Watch a Tom Cruise movie – be it from the present day or two decades ago – and you get the indefinable essence of a movie star. Be the film good, bad, or somewhere in between, there's Tom Cruise, shining and larger than life. There are certain aspects of his performance, of his personality, which bleed across from one film to the next. There are few performances in which Tom Cruise's character doesn't have a cocksure attitude, in which his character doesn't defy death.
This Tuesday a classic Tom Cruise performance will wend its way to Blu-ray as Cole Trickle from Days of Thunder makes his first appearance in the high-definition format. For those of you who can't instantly recollect which Cruise vehicle that was, think Top Gun, but with cars. Or, thought of another way, it's the one where he first worked with Nicole Kidman, the one that started it all.
Days of Thunder takes place in the world of stock car racing and Cruise, naturally, plays the blessed-with-enormous-amounts-of-God-given-talent-but-naïve-to-the-ways-of-the-world-and-more-than-a-little-scared-inside young hotshot. Trickle is mentored by the old-hand crew chief Harry Hogge (Robert Duvall), learning the ins and outs of NASCAR, and a little bit about himself along the way.
It's the perfect sort of Tom Cruise vehicle; the story was even developed by Cruise (his one WGA story credit) along with Robert Towne, who wrote the screenplay. Directed by Tony Scott and produced by Jerry Bruckheimer and Don Simpson the film has the definite feel of a big-budget summer blockbuster.
Happily, the film does separate itself out from the average blockbuster by having the main villain in the piece be Trickle's own fears. Trickle does have enemies on the track, Rowdy Burns (Michael Rooker) and Russ Wheeler (Cary Elwes), but they are always secondary. Wheeler and Burns are present only as agents by which Trickle is able to learn about his fears, confront them, and eventually overcome them. No, I didn't just spoil anything, you know exactly where the film is going to end the moment the opening credits roll.
Helping Trickle on his path to greater self-knowledge is not only Hogge, but also Dr. Claire Lewicki (Nicole Kidman). She arrives in the narrative following a crash that leaves Burns and Trickle in the hospital, and quickly finds herself involved with the egotistical and flawed Trickle. Watching the film one is never quite sure what Lewicki sees in Trickle, except, of course, that he's Tom Cruise.
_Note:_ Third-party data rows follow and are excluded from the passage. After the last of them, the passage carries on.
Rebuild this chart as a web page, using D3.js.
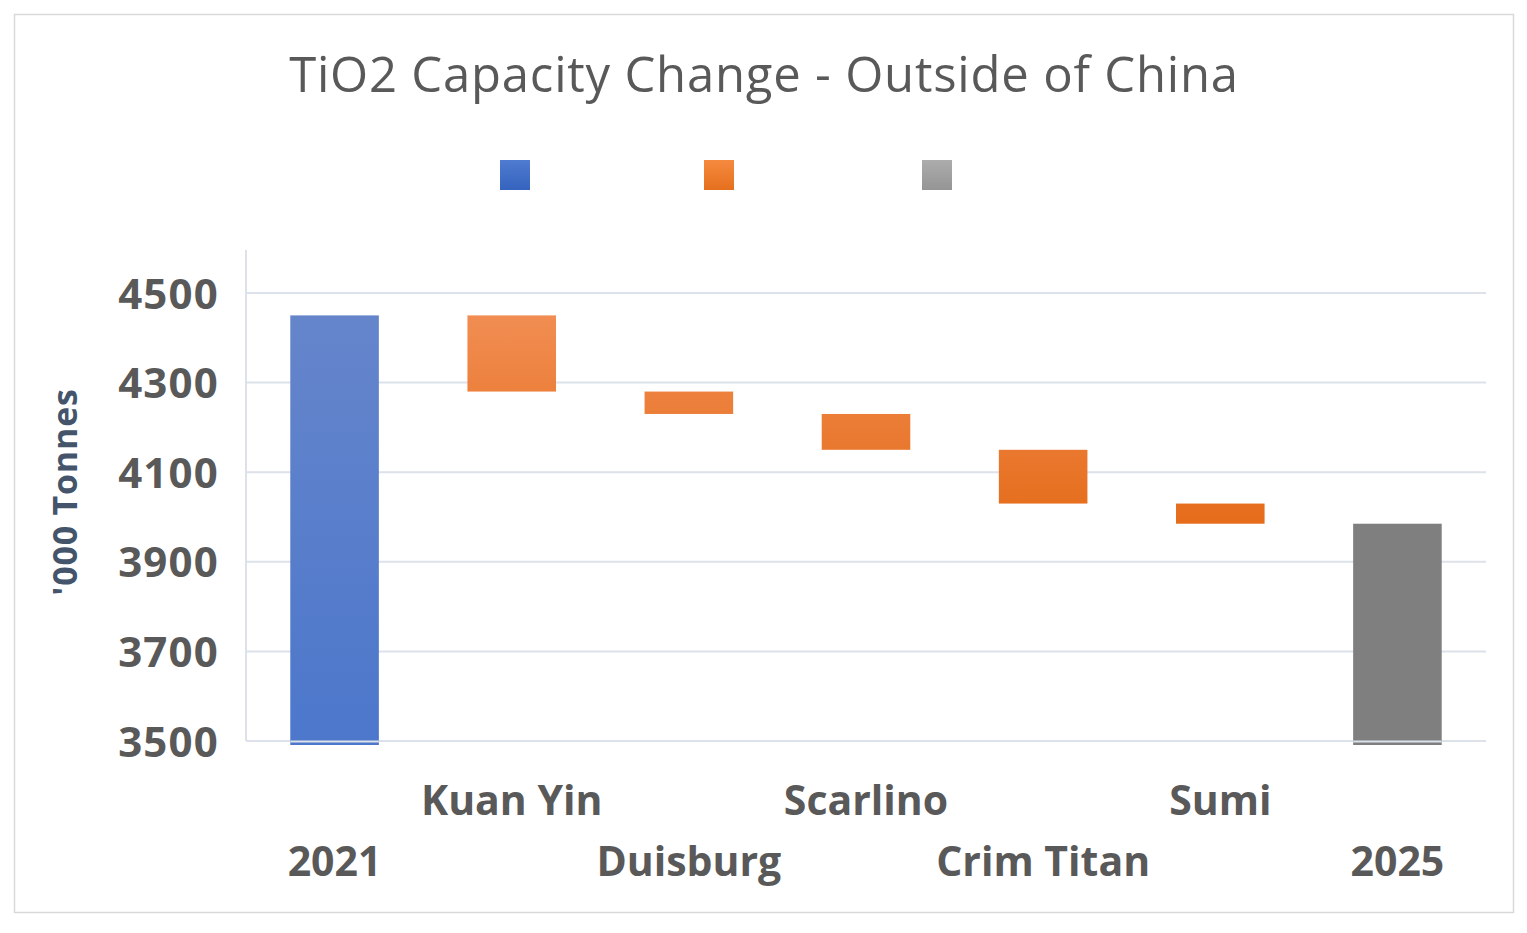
<!DOCTYPE html>
<html><head><meta charset="utf-8">
<script src="https://cdn.jsdelivr.net/npm/d3@7"></script>
<style>body{margin:0;background:#fff}svg{display:block}</style>
</head><body>
<svg id="c" width="1527" height="933"></svg>
<script>
const categories = ["2021","Kuan Yin","Duisburg","Scarlino","Crim Titan","Sumi","2025"];
const starts = [3500,4450,4280,4230,4150,4030,3500];
const ends   = [4450,4280,4230,4150,4030,3985,3985];
const kinds  = ["total","change","change","change","change","change","end"];
const yTicks = [3500,3700,3900,4100,4300,4500];
const legendKinds = ["total","change","end"];

const svg = d3.select("#c");
const defs = svg.append("defs");
function grad(id, c1, c2, y1, y2){
  const g = defs.append("linearGradient").attr("id",id).attr("gradientUnits","userSpaceOnUse")
    .attr("x1",0).attr("x2",0).attr("y1",y1).attr("y2",y2);
  g.append("stop").attr("offset","0%").attr("stop-color",c1);
  g.append("stop").attr("offset","100%").attr("stop-color",c2);
}
grad("gBlue","#6585CB","#4C77CB",316,745);
grad("gOrange","#F18D52","#E56C1A",316,525);
grad("gLegB","#4F7BD0","#3563BE",160,190);
grad("gLegO","#F58A3F","#E5701E",160,190);
grad("gLegG","#ACACAC","#959595",160,190);

svg.append("rect").attr("x",14.5).attr("y",14.5).attr("width",1499).attr("height",898)
  .attr("fill","#fff").attr("stroke","#D9D9D9").attr("stroke-width",1.5);

const x = d3.scaleBand().domain(categories).range([246,1486]).paddingInner(0.5).paddingOuter(0.25);
const y = d3.scaleLinear().domain([3500,4500]).range([741,293]);

svg.append("g").selectAll("line").data(yTicks).join("line")
  .attr("x1",246).attr("x2",1486).attr("y1",d=>y(d)).attr("y2",d=>y(d))
  .attr("stroke","#DCE1EA").attr("stroke-width",2);
svg.append("line").attr("x1",246).attr("x2",246).attr("y1",250).attr("y2",741)
  .attr("stroke","#DCE1EA").attr("stroke-width",2);

const fills = {total:"url(#gBlue)", change:"url(#gOrange)", end:"#7F7F7F"};
const data = categories.map((c,i)=>({c, s:starts[i], e:ends[i], k:kinds[i]}));
svg.append("g").selectAll("rect").data(data).join("rect")
  .attr("x",d=>x(d.c)).attr("width",x.bandwidth())
  .attr("y",d=>y(Math.max(d.s,d.e)))
  .attr("height",d=>y(Math.min(d.s,d.e))-y(Math.max(d.s,d.e)) + (d.k==="change"?0:4))
  .attr("fill",d=>fills[d.k]);
svg.append("g").selectAll("line").data(data.filter(d=>d.k!=="change")).join("line")
  .attr("x1",d=>x(d.c)).attr("x2",d=>x(d.c)+x.bandwidth())
  .attr("y1",y(3500)+0.5).attr("y2",y(3500)+0.5).attr("stroke","#DCE1EA").attr("stroke-width",2);

const yAxis = d3.axisLeft(y).tickValues(yTicks).tickFormat(d3.format("d")).tickSize(0).tickPadding(0);
const ga = svg.append("g").attr("transform","translate(219,0)").call(yAxis);
ga.select(".domain").remove();
ga.selectAll("text").attr("font-family","Open Sans").attr("font-weight","bold")
  .attr("font-size",42).attr("fill","#595959").attr("dy","0.36em").attr("letter-spacing",1.2);

svg.append("g").selectAll("text").data(categories).join("text")
  .attr("x",d=>x(d)+x.bandwidth()/2).attr("y",(d,i)=> i%2===1 ? 815 : 876)
  .attr("text-anchor","middle").attr("font-family","Open Sans").attr("font-weight","bold")
  .attr("font-size",41).attr("fill","#595959").attr("letter-spacing",0).text(d=>d);

svg.append("text").attr("transform","translate(77,492) rotate(-90)")
  .attr("text-anchor","middle").attr("font-family","Open Sans").attr("font-weight","bold")
  .attr("font-size",34).attr("fill","#44546A").attr("letter-spacing",0.8).text("'000 Tonnes");

svg.append("text").attr("x",764).attr("y",92).attr("text-anchor","middle")
  .attr("font-family","Open Sans").attr("font-size",49).attr("fill","#595959")
  .attr("letter-spacing",0.8).text("TiO2 Capacity Change - Outside of China");

const legX = [500,704,922];
const legF = {total:"url(#gLegB)", change:"url(#gLegO)", end:"url(#gLegG)"};
svg.append("g").selectAll("rect").data(legendKinds).join("rect")
  .attr("x",(d,i)=>legX[i]).attr("y",160).attr("width",30).attr("height",30)
  .attr("fill",d=>legF[d]);
</script>
</body></html>
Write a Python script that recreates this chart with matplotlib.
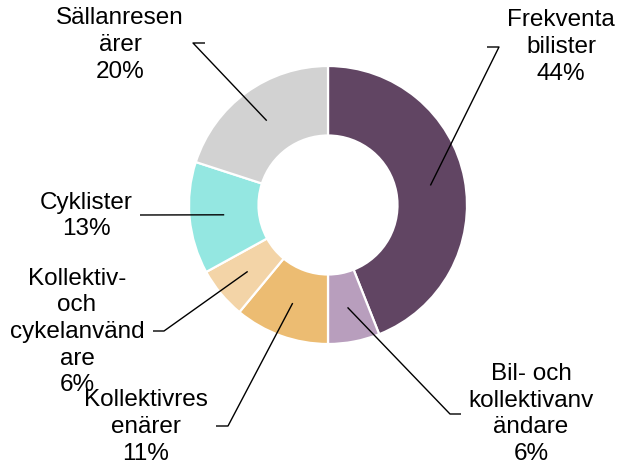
import numpy as np
import matplotlib
matplotlib.use('Agg')
import matplotlib.pyplot as plt

# data (clockwise from 12 o'clock)
segments = ['Frekventa\nbilister', 'Bil- och\nkollektivanv\nändare', 'Kollektivres\nenärer',
            'Kollektiv-\noch\ncykelanvänd\nare', 'Cyklister', 'Sällanresen\närer']
shares = [44, 6, 11, 6, 13, 20]
colors = ['#614563', '#b89ebd', '#ecbc72', '#f3d4a7', '#94e7e1', '#d2d2d2']

W, H = 617, 465
cx, cy, R = 328, H - 205, 139

fig = plt.figure(figsize=(W / 100, H / 100), dpi=100)
ax = fig.add_axes([0, 0, 1, 1])
plt.rcParams['font.family'] = ['Liberation Sans', 'DejaVu Sans']

wedges, _ = ax.pie(shares, colors=colors, startangle=90, counterclock=False,
                   center=(cx, cy), radius=R,
                   wedgeprops=dict(width=R * 0.5, edgecolor='white', linewidth=1.6))
ax.set_xlim(0, W)
ax.set_ylim(0, H)
ax.set_aspect('auto')
ax.axis('off')

# label text centre, elbow point, end of horizontal stub (pixels from top-left)
layout = [
    ((561, 47), (499, 47), (487, 47)),
    ((531, 414), (450, 414), (461, 414)),
    ((146, 427), (228, 426), (216, 426)),
    ((77, 332), (164, 331), (153, 331)),
    ((86, 216), (140, 215), (140, 215)),
    ((120, 45), (193, 43), (205, 43)),
]

for w, name, val, (txt, elb, stub) in zip(wedges, segments, shares, layout):
    mid = np.deg2rad((w.theta1 + w.theta2) / 2)
    r = R * 0.75
    ax_, ay_ = cx + r * np.cos(mid), cy + r * np.sin(mid)
    ax.plot([ax_, elb[0], stub[0]], [ay_, H - elb[1], H - stub[1]],
            color='black', lw=1.0, solid_capstyle='butt')
    ax.text(txt[0], H - txt[1], f'{name}\n{val}%', ha='center', va='center',
            fontsize=17.5, linespacing=1.27, color='black')

fig.savefig('out.png', dpi=100)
If that description sounds moderately unenthusiastic, I have misrepresented the film. It is exciting. It has some pretty good race scenes, a few decent crashes, and, did I mention that it stars Tom Cruise? Swap out cars for planes, Nicole Kidman for Kelly McGillis, and instead of having a super-fast guy who should-be-a-team-player-but-isn't named “Trickle” call him “Maverick” and it's Top Gun, and Top Gun was a really good movie. Additionally, the work of the supporting characters, most notably Duvall and a relatively early performance by John C. Reilly, definitely add to the flavor of this movie. Duvall, even when he's glossing over racing techniques that you wish the film would actually explore instead of obfuscate gives the role his all.
The new Blu-ray release of Days of Thunder finds itself terribly lacking in its technical presentation. The print used to produce the film is full of imperfections, particularly early on when the piece should be trying to draw viewers in. There are numerous white splotches that appear on screen, perhaps the result of degradation over time or perhaps scratches to the print, but either way terribly distracting. While the film is presented in 5.1 channel sound, it rarely makes use of the rear speakers. Cars can be heard whizzing by from time to time, but during big accidents on the track, when one would expect to hear noise all around, there is a noticeable lack of sound in the rear channels. As for special features, the film contains nothing more than the original theatrical trailer.
The apparent lack of effort put into this Blu-ray release leads one to wonder whether the studio is planning on putting out a fully-loaded “special edition” down the line. Or if, perhaps, they believe Cruise's box-office power has waned to the point where people are even uninterested in work from the star's heyday. Whatever the case might be, the result is that this particular edition of Days of Thunder is disappointing. The film may not be Cruise's best work, but it is certainly enjoyable enough that it deserves better treatment.